━━ WORKING DATA ━━
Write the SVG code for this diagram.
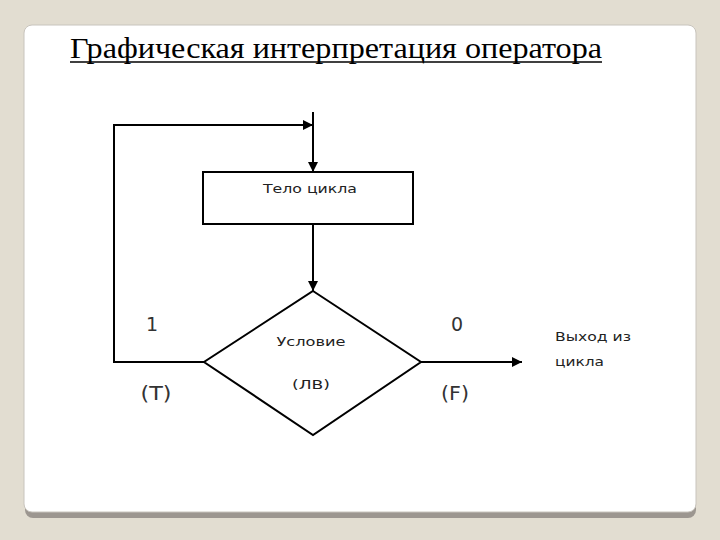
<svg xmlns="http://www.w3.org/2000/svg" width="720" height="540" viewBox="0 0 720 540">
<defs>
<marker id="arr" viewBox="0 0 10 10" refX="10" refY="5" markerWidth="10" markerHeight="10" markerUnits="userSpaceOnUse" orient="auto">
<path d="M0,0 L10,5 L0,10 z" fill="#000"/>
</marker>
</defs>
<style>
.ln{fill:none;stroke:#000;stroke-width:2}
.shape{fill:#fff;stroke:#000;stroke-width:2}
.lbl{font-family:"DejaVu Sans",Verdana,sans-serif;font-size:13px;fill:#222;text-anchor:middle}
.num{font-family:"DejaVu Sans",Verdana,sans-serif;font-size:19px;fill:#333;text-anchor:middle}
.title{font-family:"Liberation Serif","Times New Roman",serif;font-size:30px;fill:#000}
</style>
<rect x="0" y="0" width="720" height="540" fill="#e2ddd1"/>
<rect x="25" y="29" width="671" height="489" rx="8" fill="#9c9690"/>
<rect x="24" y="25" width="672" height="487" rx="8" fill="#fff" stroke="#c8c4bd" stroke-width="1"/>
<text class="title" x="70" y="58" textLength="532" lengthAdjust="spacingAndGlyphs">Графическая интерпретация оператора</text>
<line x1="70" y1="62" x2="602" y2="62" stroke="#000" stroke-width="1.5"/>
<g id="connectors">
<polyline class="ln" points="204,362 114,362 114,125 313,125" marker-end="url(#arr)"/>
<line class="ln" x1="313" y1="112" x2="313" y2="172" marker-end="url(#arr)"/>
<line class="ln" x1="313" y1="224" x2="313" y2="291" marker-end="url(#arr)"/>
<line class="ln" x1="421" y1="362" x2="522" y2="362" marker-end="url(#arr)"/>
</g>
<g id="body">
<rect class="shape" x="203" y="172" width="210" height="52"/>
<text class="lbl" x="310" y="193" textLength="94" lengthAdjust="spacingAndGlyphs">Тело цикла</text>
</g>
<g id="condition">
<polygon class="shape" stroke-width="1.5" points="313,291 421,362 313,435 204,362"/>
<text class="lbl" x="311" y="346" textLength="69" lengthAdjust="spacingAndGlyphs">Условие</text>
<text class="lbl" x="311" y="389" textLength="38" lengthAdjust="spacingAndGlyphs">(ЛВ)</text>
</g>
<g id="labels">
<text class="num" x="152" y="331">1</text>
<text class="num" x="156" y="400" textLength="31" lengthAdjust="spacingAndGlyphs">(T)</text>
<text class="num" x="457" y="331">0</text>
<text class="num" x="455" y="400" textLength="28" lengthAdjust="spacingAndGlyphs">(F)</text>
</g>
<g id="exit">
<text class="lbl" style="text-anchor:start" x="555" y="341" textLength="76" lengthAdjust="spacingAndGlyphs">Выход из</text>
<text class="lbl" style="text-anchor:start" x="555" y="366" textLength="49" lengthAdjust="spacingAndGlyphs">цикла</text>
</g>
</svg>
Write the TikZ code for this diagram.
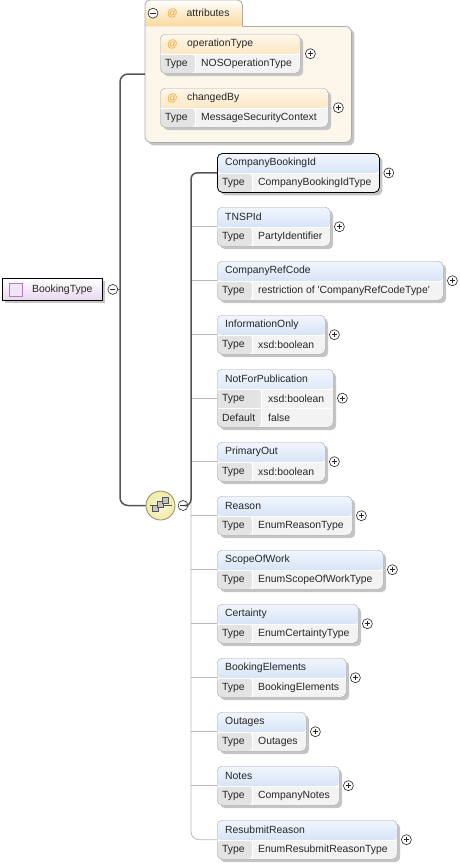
━━━
[TASK] Extract each line from the listing that holds the word "code".

[TASK RESULT]
Write the SVG code for this diagram.
Write the TikZ code for this diagram.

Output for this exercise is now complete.